Высоким тенорком Исай затянул еврейскую песенку, к нему примкнули Борисов и Менделевии и, наконец, сам Федор Иванович. Еврейский хор получился блестящий. Особенно старался Исай: откинув назад голову, прикрыв глаза и держа в руках платочек, он, упиваясь мелодией, выделывал какие-то рулады, а отец гудел на низких басовых нотах. Первым не выдержал и захохотал отец — это было сигналом к общему громогласному смеху.
— Ну, а теперь надо закончить вечер оперой. — И вдруг, схватив графин с водой и держа его на плече, отец запел, идя вокруг стола: «Ходим мы к Арагве светлой каждый вечер за водой…»
За ним встал Москвин, а затем и все остальные.

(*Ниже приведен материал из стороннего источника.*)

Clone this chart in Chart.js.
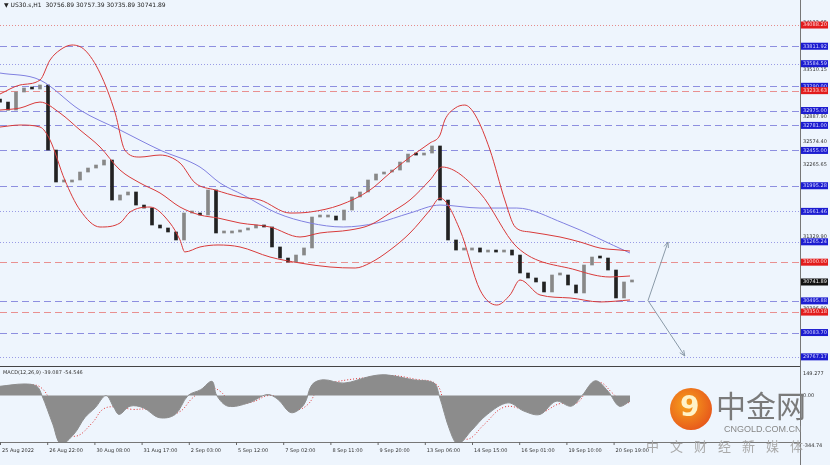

Процессия двинулась по всем комнатам и с пением вернулась в столовую.
Было уже поздно, но гости и не думали расходиться, не хотелось уходить и мне, но я тогда еще училась, и наутро меня ждала школа…
III
Шаляпин глазами современников
Эдуард Старк (Зигфрид)
Ф. И. Шаляпин
(К двадцатипятилетию артистической деятельности)
Однажды в захолустном театре готовили «Гальку» Монюшки. На предпоследней репетиции произошло какое-то недоразумение с исполнителем хотя и небольшой, но ответственной партии Стольника. Опере грозила опасность быть снятой с репертуара. Тогда один из хористов, только что начавший сценическую карьеру, незаметный, робкий, застенчивый и выдававшийся только своим ростом, согласился выручить труппу из беды, приготовил партию безукоризненно уже к генеральной репетиции и выступил на спектакле, стяжав весьма значительный успех: ему, никогда не певшему иначе как в хоре, да и то в продолжение всего лишь трех месяцев, дружно аплодировали после арии Стольника в первом акте. Было это в Уфе 18 декабря 1890 года. Звали этого хориста — Федор Иванович Шаляпин.

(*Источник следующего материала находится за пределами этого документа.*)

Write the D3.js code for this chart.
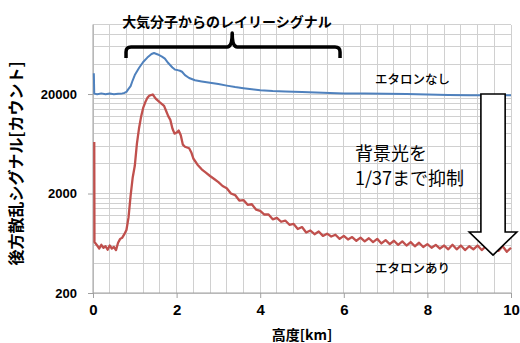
<!DOCTYPE html>
<html><head><meta charset="utf-8">
<script src="https://cdn.jsdelivr.net/npm/d3@7"></script>
<style>
html,body{margin:0;padding:0;background:#fff;}
svg{display:block;}
</style></head>
<body>
<svg id="chart" width="520" height="343"></svg>
<script>
// ---- data ----
const xTicks = [0, 2, 4, 6, 8, 10];
const xTickLabels = ["0", "2", "4", "6", "8", "10"];
const yTicks = [200, 2000, 20000];
const yTickLabels = ["200", "2000", "20000"];
const xTitle = "高度[km]";
const yTitle = "後方散乱シグナル[カウント]";
const bracketLabel = "大気分子からのレイリーシグナル";
const labelNoEtalon = "エタロンなし";
const labelEtalon = "エタロンあり";
const noteLines = ["背景光を", "1/37まで抑制"];

// series without etalon (blue): altitude [km], counts
const blueKm = [0.02, 0.03, 0.1, 0.2, 0.3, 0.4, 0.5, 0.6, 0.7, 0.75, 0.8, 0.85, 0.9, 0.95, 1.0, 1.1, 1.2, 1.3, 1.4, 1.46, 1.55, 1.65, 1.72, 1.8, 1.9, 1.96, 2.02, 2.08, 2.13, 2.2, 2.3, 2.44, 2.6, 2.8, 3.0, 3.2, 3.4, 3.6, 3.8, 4.0, 4.3, 4.6, 5.0, 5.5, 6.0, 6.5, 7.0, 7.5, 8.0, 8.5, 9.0, 9.5, 10.0];
const blueVal = [32400, 20200, 19900, 20300, 19900, 20200, 19900, 20100, 20300, 20500, 21000, 22500, 24000, 27500, 31000, 36500, 42000, 46500, 50500, 51700, 50000, 47500, 45400, 41000, 37000, 35200, 34800, 34300, 33500, 31000, 29000, 27500, 26800, 26000, 25200, 24300, 23500, 22900, 22300, 21800, 21400, 21200, 21000, 20600, 20300, 20200, 20100, 20000, 19800, 19600, 19500, 19500, 19400];

// series with etalon (red): altitude [km], counts
const redKm = [0.03, 0.035, 0.1, 0.15, 0.2, 0.25, 0.3, 0.35, 0.4, 0.45, 0.5, 0.55, 0.6, 0.65, 0.7, 0.75, 0.8, 0.85, 0.9, 0.95, 1.0, 1.05, 1.1, 1.15, 1.2, 1.25, 1.3, 1.35, 1.43, 1.5, 1.6, 1.7, 1.75, 1.8, 1.85, 1.9, 1.95, 2.0, 2.05, 2.1, 2.15, 2.2, 2.3, 2.35, 2.4, 2.5, 2.6, 2.7, 2.8, 2.9,
  3.0, 3.1, 3.2, 3.3, 3.4, 3.5, 3.6, 3.7, 3.8, 3.9, 4.0, 4.1, 4.2, 4.3, 4.4, 4.5, 4.6, 4.7, 4.8, 4.9, 5.0, 5.1, 5.2, 5.3, 5.4, 5.5, 5.6, 5.7, 5.8, 5.9, 6.0, 6.1, 6.2, 6.3, 6.4, 6.5, 6.6, 6.7, 6.8, 6.9, 7.0, 7.1, 7.2, 7.3, 7.4, 7.5, 7.6, 7.7, 7.8, 7.9, 8.0, 8.1, 8.2, 8.3, 8.4, 8.5, 8.6, 8.7, 8.8, 8.9, 9.0, 9.1, 9.2, 9.3, 9.4, 9.5, 9.6, 9.7, 9.8, 9.9, 10.0];
const redVal = [6600, 650, 600, 560, 610, 570, 590, 545, 600, 560, 580, 540, 640, 700, 720, 780, 860, 1150, 1900, 2900, 3800, 6300, 9000, 11800, 14500, 16500, 18300, 19300, 19800, 18000, 16500, 15200, 13500, 12000, 11000, 9000, 8000, 8200, 8600, 7700, 6200, 5900, 5700, 5200, 4500, 3900, 3500, 3250, 3000, 2800,
  2600, 2380, 2260, 2000, 1930, 1700, 1720, 1540, 1560, 1380, 1340, 1230, 1230, 1100, 1140, 1040, 1070, 970, 990, 880, 920, 810, 850, 780, 830, 750, 790, 740, 770, 700, 750, 690, 730, 670, 720, 660, 710, 650, 700, 630, 680, 620, 670, 610, 660, 600, 650, 590, 640, 580, 620, 570, 610, 560, 600, 550, 610, 550, 600, 540, 590, 550, 600, 540, 590, 540, 600, 530, 590, 520, 570];

// annotation anchors (data units)
const bracketKm = [0.79, 3.33, 5.91];
const arrowKm = { shaftL: 9.28, shaftR: 9.86, headL: 9.0, headR: 10.14, tip: 9.57 };
const arrowVal = { top: 20000, neck: 820, tip: 480 };

// ---- layout ----
const svg = d3.select("#chart");
const L = 93, R = 511, T = 24.5, B = 293;
const x = d3.scaleLinear().domain([0, 10]).range([L, R]);
const y = d3.scaleLog().domain([200, 100000]).range([B, T]);

const cjk = "'Noto Sans CJK JP', 'Noto Sans', sans-serif";
const num = "'Liberation Sans', Arial, 'Noto Sans CJK JP', sans-serif";

// grid
const vGrid = d3.range(0, 10.0001, 0.4);
const hGrid = [];
[200, 2000, 20000].forEach(b => { for (let k = 1; k <= 9; k++) { const v = b * k; if (v <= 100000) hGrid.push(v); } });
hGrid.push(100000);

const g = svg.append("g");
g.selectAll("line.vg").data(vGrid).enter().append("line")
  .attr("x1", d => x(d)).attr("x2", d => x(d)).attr("y1", T).attr("y2", B)
  .attr("stroke", "#d0d0d0").attr("stroke-width", 1).attr("shape-rendering", "crispEdges");
g.selectAll("line.hg").data(hGrid).enter().append("line")
  .attr("x1", L).attr("x2", R).attr("y1", d => y(d)).attr("y2", d => y(d))
  .attr("stroke", "#d0d0d0").attr("stroke-width", 1).attr("shape-rendering", "crispEdges");

// axes
const xAxis = d3.axisBottom(x).tickValues(xTicks).tickFormat((d, i) => xTickLabels[i]).tickSize(5).tickPadding(6);
const yAxis = d3.axisLeft(y).tickValues(yTicks).tickFormat((d, i) => yTickLabels[i]).tickSize(5).tickPadding(11);
const gx = svg.append("g").attr("transform", `translate(0,${B})`).call(xAxis);
const gy = svg.append("g").attr("transform", `translate(${L},0)`).call(yAxis);
[gx, gy].forEach(a => {
  a.select(".domain").attr("stroke", "#a0a0a0");
  a.selectAll(".tick line").attr("stroke", "#a0a0a0");
  a.selectAll("text").attr("fill", "#000").attr("font-family", num).attr("font-weight", "bold");
});
gx.selectAll("text").attr("font-size", 15);
gy.selectAll("text").attr("font-size", 13);
gy.select(".domain").attr("d", `M0,${B}V${T}`);
gx.select(".domain").attr("d", `M${L},0H${R}`);

// series
const line = d3.line().x(d => x(d[0])).y(d => y(d[1]));
const blue = blueKm.map((k, i) => [k, blueVal[i]]);
const red = redKm.map((k, i) => [k, redVal[i]]);
svg.append("path").datum(blue).attr("d", line).attr("fill", "none")
  .attr("stroke", "#4f81bd").attr("stroke-width", 2).attr("stroke-linejoin", "round");
svg.append("path").datum(red).attr("d", line).attr("fill", "none")
  .attr("stroke", "#c0504d").attr("stroke-width", 2.3).attr("stroke-linejoin", "round");

// bracket
const bx0 = x(bracketKm[0]), bxm = x(bracketKm[1]), bx1 = x(bracketKm[2]);
const by = 47, bEnd = 58, bTop = 33, r = 5;
svg.append("path")
  .attr("d", `M${bx0},${bEnd} V${by + r} Q${bx0},${by} ${bx0 + r},${by} H${bxm - r} Q${bxm},${by} ${bxm},${bTop} Q${bxm},${by} ${bxm + r},${by} H${bx1 - r} Q${bx1},${by} ${bx1},${by + r} V${bEnd}`)
  .attr("fill", "none").attr("stroke", "#000").attr("stroke-width", 3.5).attr("stroke-linejoin", "round");
svg.append("text").attr("x", 227).attr("y", 21).attr("text-anchor", "middle").attr("dominant-baseline", "central")
  .attr("font-family", cjk).attr("font-weight", "bold").attr("font-size", 14).text(bracketLabel);

// arrow
const aPts = [
  [x(arrowKm.shaftL), y(arrowVal.top)], [x(arrowKm.shaftR), y(arrowVal.top)],
  [x(arrowKm.shaftR), y(arrowVal.neck)], [x(arrowKm.headR), y(arrowVal.neck)],
  [x(arrowKm.tip), y(arrowVal.tip)], [x(arrowKm.headL), y(arrowVal.neck)],
  [x(arrowKm.shaftL), y(arrowVal.neck)]
];
svg.append("polygon").attr("points", aPts.map(p => p.join(",")).join(" "))
  .attr("fill", "#fff").attr("stroke", "#000").attr("stroke-width", 1.6).attr("stroke-linejoin", "miter");

// labels
svg.append("text").attr("x", 375).attr("y", 78).attr("dominant-baseline", "central")
  .attr("font-family", cjk).attr("font-size", 12.5).attr("font-weight", 500).text(labelNoEtalon);
svg.append("text").attr("x", 375).attr("y", 267).attr("dominant-baseline", "central")
  .attr("font-family", cjk).attr("font-size", 12.5).attr("font-weight", 500).text(labelEtalon);
svg.selectAll("text.note").data(noteLines).enter().append("text")
  .attr("x", 355).attr("y", (d, i) => 152 + i * 25).attr("dominant-baseline", "central")
  .attr("font-family", cjk).attr("font-size", 18).text(d => d);

// axis titles
svg.append("text").attr("x", (L + R) / 2).attr("y", 340).attr("text-anchor", "middle")
  .attr("font-family", cjk).attr("font-weight", "bold").attr("font-size", 14).text(xTitle);
svg.append("text").attr("transform", `translate(15,${(65 + 262) / 2}) rotate(-90)`)
  .attr("text-anchor", "middle").attr("dominant-baseline", "central")
  .attr("font-family", cjk).attr("font-weight", "bold").attr("font-size", 16).text(yTitle);
</script>
</body></html>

Двадцать пять лет прошло с тех пор, как на скромной, почти убогой провинциальной сцене вспыхнул едва брезжущий огонек творчества, которому впоследствии суждено было разгореться ярким пламенем, проникшим теплом своим в душу людей всех званий и состояний и самых разнообразных национальностей, доказав этим лишний раз, что язык искусства, язык могущественного песнопения, соединенный с даром трагического творчества, среди всех других языков, при помощи которых могут общаться человеческие души, есть единственный действительно международный. Эти двадцать пять лет прошли, пролетели как сон. Двадцать пять лет — четверть века! — протекли в мире фантазии, лучшие годы жизни прожиты точно в опьянении могущественным творчеством, уносившим артиста на недосягаемые высоты, где стоит он весь точно в золоте, облитый лучами солнца, светлый, радостный и непостижимый в тайне своей.
Вся судьба Шаляпина, вся совершенная им карьера безмерно удивительны, возбуждают в нас трепет перед чудесами, которые способна творить природа. Кто мог бы, взглянув на Шаляпина, когда он мальчиком бегал по улицам Казани, где он родился и где отец его служил писцом в земской управе, сказать: «Ты будешь гений!»